Comecemos pelo centro da imagem: figura replicada no figurino, Rosângela veste uma camiseta em que ela é a própria estampa; no caso, foto-forma contrastada pelo branco digno das melhores publicidades de sabão em pó (como se não bastasse, há ainda o boné, posto como um acessório de popularidade desajeitado, como se a aba tivesse consciência do début mútuo entre candidata e chapéu). Mas, ao contrário da “Rô” da camiseta, cuja foto é impressa nesse fundo infinito de algodão e Omo, Rosângela Moro tem como fundo o mundo real; mais especificamente, uma das feiras de rua de um país em que 33 milhões de pessoas passam fome diariamente, onde pessoas reviram lixo em busca de alimentos. É justamente o que está à margem, de inúmeras maneiras possíveis, inclusive do quadro.

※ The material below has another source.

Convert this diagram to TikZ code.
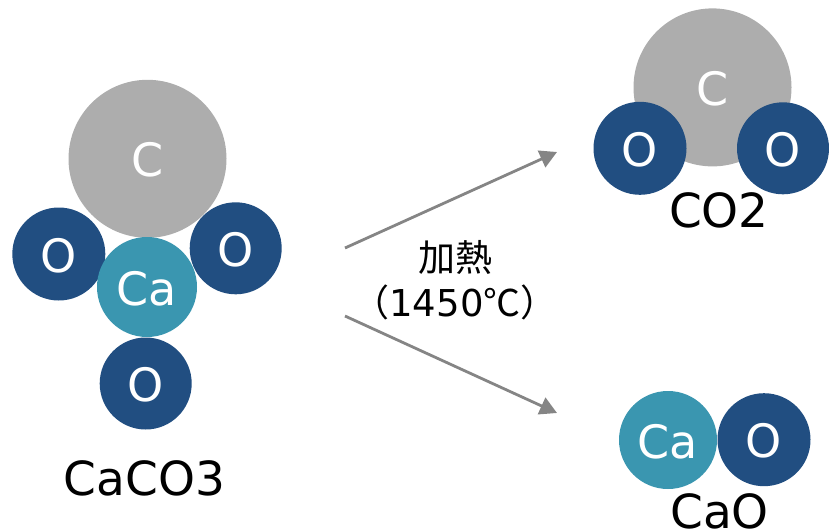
\documentclass[tikz,border=0pt]{standalone}
\usepackage{fontspec}
\setmainfont{DejaVu Sans}
\newfontfamily\cjk{Noto Sans CJK JP}
\usetikzlibrary{arrows.meta}

\definecolor{OxygenBlue}{HTML}{214E81}
\definecolor{CalciumTeal}{HTML}{3A96B0}
\definecolor{CarbonGray}{HTML}{ADADAD}
\definecolor{ArrowGray}{HTML}{858585}

\begin{document}
\begin{tikzpicture}[
    x=1pt,y=-1pt,
    % Environment Config
    Atom/.style={% Style for every atom
      circle,
      draw=none,
      inner sep=0pt,
      minimum size=#1,
      text=white,
      text height=36pt,
      text depth=0pt,
      font=\fontsize{46}{50}\selectfont
    },
    Carbon/.style={Atom=#1,fill=CarbonGray},
    Calcium/.style={Atom=#1,fill=CalciumTeal},
    Oxygen/.style={Atom=#1,fill=OxygenBlue},
    Formula/.style={% Style for the names under the molecules
      anchor=base,
      inner sep=0pt,
      font=\fontsize{47}{50}\selectfont
    },
    MyArrow/.style={% Style for the reaction arrows
      -{Triangle[length=17pt,width=18pt]},
      ArrowGray,
      line width=2.8pt
    }
  ]

  \useasboundingbox (0,0) rectangle (829,530);

  %===CaCO3===
  \node[Carbon=158pt] (C1) at (147.5,158.8) {C};
  \node[Oxygen=93pt] (O1) at (58.8,254) {O};
  \node[Oxygen=92pt] (O2) at (235.7,248.3) {O};
  \node[Calcium=100pt] (Ca1) at (147,287) {Ca};
  \node[Oxygen=92pt] (O3) at (145.7,383.5) {O};
  \node[Formula] (CaCO3) at (144.5,495) {CaCO3};

  %===CO2===
  \node[Carbon=158pt] (C2) at (712.5,87.4) {C};
  \node[Oxygen=93pt] (O4) at (640,148.3) {O};
  \node[Oxygen=92pt] (O5) at (783,148.3) {O};
  \node[Formula] (CO2) at (719,227) {CO2};

  %===CaO===
  \node[Calcium=98pt] (Ca2) at (668,440) {Ca};
  \node[Oxygen=93pt] (O6) at (764,439.7) {O};
  \node[Formula] (CaO) at (719.5,528) {CaO};

  %===Heating===
  \node[align=center,inner sep=0pt,font=\fontsize{37}{45}\selectfont] (Heat) at (455,280)
      {{\cjk 加熱}\\{\cjk （}1450{\cjk ℃）}};

  % Draw the arrows
  \coordinate (Start1) at (345,248);
  \coordinate (End1) at (557,152);
  \coordinate (Start2) at (345,316);
  \coordinate (End2) at (557,413);
  \draw[MyArrow] (Start1) -- (End1);
  \draw[MyArrow] (Start2) -- (End2);

\end{tikzpicture}
\end{document}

Sob a lona laranja, além de Rosângela, está uma senhora que, com as mangas do blusão puído dobradas, revira o saco de lixo preso à barraca de pastel. O rosto permanece incógnito, seja pela posição em ¾ de costas, seja pelo gorro enfiado, que contrasta ao boné encabuladamente imaculado. A inconsistência do quadro – cuja margem não só interrompe, mas, sem querer, brinca de velar e desvelar – acaba corroborando para que nosso olhar encontre esse “fundo” e o transforme em figura. Essa coadjuvante intrometida pelo acaso executa a ação pragmática de uma mise en scène denotativa; tenta matar a fome, enquanto a outra, no centro do quadro, trabalha a dimensão simbólica a partir de um clichê. 

Nessa midiatização pasteleira, Rosângela morde e, apertando os olhos em direção ao extracampo, evoca uma figura midiática mais consolidada: tal qual Ana Maria Braga, ela suspende à reação ao pastel, fazendo com que a câmera corrija o quadro. É a vez de Rosângela velar e desvelar a senhora ao fundo, jogo que, como lembra Bordwell, conduz o olhar de uma à outra. É, então, que forma e fundo se chocam definitivamente e não se sabe mais quem é o que.

Passado o suspense – e na impossibilidade de, como Ana Maria, passar por debaixo da mesa ou acionar os cachorros-imãs de geladeira –, Rosângela gesticula com a mão e rodopia, sinalizando sua aprovação a essa iguaria popular a qual a política se submete. A senhora, por sua vez, continua em sua empreitada lixo adentro, mantendo também a atenção de quem olha a cena, uma vez que não é mais um contraste restrito à função de fundo da forma; contrasta agora como completa antítese, contraponto que sequestra o olhar graças à discrepância interna do plano. À margem da imagem, a intrusa acidental se torna forma notável, que desvenda a farsa fílmica do pastel e lembra a tragédia do real. Pode-se concluir que a forma não contava com o fundo; talvez porque tenha se esquecido de que o fundo, por aqui, é um abismo.

ps.: o vídeo em questão pode ser facilmente encontrado no Youtube ou em redes sociais.